Copy every line that holds "chart".

---------- DATASET RECORDS

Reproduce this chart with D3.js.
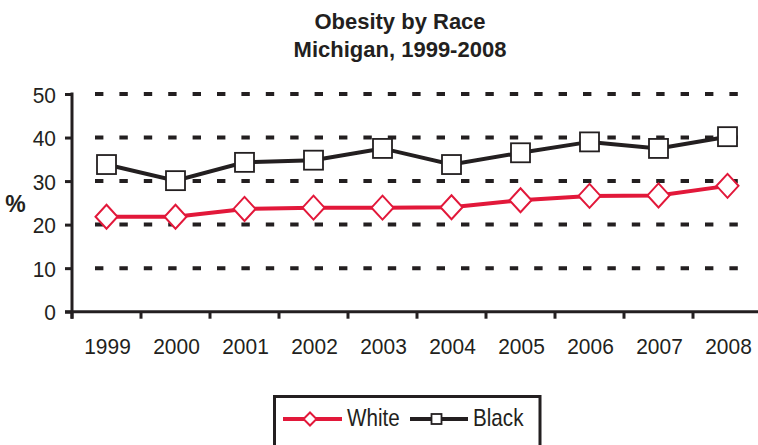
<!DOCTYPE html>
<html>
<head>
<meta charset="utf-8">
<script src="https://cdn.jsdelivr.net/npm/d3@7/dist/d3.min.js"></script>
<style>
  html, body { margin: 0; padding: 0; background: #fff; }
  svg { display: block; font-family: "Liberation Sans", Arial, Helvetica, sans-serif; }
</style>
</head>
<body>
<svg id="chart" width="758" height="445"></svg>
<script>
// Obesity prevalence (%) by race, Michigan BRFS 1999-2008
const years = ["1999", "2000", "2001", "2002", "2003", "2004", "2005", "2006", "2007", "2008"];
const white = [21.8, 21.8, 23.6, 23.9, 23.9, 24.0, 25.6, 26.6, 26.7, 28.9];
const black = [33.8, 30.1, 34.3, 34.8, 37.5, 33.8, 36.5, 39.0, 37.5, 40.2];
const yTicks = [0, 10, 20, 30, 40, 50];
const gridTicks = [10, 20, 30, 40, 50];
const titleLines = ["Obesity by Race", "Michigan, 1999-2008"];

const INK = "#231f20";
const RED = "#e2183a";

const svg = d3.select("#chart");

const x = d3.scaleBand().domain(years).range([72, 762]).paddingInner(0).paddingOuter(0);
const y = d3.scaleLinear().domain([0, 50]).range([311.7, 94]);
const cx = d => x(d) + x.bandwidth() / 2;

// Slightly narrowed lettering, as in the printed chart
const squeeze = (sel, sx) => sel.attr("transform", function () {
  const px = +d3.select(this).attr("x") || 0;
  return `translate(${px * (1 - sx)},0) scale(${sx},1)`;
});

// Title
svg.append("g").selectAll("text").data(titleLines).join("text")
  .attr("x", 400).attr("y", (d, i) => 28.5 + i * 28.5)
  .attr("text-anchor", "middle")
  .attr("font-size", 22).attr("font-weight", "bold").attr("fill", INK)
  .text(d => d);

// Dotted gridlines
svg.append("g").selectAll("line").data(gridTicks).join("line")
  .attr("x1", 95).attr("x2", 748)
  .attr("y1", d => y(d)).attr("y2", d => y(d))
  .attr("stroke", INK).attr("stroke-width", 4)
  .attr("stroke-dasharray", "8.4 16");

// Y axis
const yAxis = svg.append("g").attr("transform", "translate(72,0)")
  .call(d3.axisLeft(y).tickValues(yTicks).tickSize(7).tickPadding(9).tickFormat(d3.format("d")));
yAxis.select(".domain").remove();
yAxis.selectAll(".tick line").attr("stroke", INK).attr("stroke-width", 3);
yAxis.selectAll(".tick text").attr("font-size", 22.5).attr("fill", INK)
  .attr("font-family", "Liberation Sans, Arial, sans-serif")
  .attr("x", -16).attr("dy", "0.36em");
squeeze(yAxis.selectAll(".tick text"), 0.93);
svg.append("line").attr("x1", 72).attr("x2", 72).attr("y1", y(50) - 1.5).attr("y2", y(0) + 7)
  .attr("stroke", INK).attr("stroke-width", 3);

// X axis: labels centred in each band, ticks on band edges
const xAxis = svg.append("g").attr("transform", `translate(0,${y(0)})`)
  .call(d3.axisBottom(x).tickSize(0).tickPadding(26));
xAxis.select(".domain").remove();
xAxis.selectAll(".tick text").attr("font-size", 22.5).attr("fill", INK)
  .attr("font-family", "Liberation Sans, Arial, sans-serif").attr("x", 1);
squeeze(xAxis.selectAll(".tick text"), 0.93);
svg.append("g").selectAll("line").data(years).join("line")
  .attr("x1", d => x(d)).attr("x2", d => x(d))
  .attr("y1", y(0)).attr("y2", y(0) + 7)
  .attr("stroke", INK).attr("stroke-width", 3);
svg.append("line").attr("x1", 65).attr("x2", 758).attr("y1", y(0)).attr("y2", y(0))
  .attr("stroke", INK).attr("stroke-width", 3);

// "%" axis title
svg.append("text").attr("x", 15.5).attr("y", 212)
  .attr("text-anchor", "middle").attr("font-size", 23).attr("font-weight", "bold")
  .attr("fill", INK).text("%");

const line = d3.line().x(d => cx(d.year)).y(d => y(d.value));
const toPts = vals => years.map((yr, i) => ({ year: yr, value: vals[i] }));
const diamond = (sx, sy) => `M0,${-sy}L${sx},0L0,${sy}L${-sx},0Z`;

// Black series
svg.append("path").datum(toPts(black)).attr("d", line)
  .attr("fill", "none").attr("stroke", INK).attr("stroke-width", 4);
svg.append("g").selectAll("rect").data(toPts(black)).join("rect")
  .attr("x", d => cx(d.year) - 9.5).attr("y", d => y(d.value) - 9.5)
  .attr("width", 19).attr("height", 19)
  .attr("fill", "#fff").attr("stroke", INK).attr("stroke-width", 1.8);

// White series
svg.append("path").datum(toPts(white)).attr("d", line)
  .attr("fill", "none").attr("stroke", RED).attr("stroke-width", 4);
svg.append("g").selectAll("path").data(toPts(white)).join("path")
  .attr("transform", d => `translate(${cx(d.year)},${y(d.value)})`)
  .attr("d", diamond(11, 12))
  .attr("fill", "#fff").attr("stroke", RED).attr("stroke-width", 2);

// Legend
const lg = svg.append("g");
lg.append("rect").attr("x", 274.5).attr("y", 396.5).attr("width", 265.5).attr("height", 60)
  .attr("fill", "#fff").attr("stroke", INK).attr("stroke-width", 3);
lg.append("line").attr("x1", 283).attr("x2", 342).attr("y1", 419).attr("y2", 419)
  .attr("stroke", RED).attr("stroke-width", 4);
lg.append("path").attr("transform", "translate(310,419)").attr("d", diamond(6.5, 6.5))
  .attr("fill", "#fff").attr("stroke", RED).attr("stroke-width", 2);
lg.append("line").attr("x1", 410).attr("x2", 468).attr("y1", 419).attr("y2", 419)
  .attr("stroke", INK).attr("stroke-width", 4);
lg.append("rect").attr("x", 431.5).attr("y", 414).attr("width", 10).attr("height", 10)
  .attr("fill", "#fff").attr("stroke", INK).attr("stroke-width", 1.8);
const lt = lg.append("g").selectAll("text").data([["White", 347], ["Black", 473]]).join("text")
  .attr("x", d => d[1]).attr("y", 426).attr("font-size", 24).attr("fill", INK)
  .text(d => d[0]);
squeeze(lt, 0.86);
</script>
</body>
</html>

--------------------
---------- DATASET RECORDS

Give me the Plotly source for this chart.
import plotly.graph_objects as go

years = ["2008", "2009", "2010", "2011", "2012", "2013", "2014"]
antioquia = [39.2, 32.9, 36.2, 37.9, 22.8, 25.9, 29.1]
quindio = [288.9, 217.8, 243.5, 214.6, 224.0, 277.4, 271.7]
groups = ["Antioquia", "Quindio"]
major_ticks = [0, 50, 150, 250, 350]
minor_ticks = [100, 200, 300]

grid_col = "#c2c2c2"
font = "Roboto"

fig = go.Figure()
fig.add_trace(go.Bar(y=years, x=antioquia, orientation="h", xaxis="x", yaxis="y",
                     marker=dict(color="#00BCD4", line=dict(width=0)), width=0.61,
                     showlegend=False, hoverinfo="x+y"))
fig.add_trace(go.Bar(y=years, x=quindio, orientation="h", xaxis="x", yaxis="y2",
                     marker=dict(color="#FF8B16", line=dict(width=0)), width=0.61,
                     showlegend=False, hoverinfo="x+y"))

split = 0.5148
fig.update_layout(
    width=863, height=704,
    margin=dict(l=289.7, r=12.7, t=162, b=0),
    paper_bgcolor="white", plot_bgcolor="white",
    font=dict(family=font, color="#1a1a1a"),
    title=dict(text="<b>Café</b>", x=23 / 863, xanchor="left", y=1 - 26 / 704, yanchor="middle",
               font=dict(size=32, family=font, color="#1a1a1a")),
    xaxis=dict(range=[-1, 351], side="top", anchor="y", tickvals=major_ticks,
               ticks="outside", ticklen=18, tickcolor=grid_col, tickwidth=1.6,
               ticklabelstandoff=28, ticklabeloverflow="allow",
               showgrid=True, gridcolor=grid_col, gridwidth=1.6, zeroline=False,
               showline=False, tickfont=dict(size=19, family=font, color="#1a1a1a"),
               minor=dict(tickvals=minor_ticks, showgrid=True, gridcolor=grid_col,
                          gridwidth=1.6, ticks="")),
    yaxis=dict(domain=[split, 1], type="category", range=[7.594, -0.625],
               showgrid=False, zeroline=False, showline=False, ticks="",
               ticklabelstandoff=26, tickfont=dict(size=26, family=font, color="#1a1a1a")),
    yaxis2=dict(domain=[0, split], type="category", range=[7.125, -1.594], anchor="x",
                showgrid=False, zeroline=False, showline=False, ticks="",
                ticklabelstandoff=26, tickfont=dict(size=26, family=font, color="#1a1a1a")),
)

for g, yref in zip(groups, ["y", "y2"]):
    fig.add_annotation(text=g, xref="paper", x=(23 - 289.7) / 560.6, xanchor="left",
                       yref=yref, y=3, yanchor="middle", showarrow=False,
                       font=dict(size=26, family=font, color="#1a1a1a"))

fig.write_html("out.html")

--------------------

### RESULT OF THIS EXERCISE
Reproduce this chart with D3.js.
<svg id="chart" width="758" height="445"></svg>
const svg = d3.select("#chart");
// Slightly narrowed lettering, as in the printed chart
Give me the Plotly source for this chart.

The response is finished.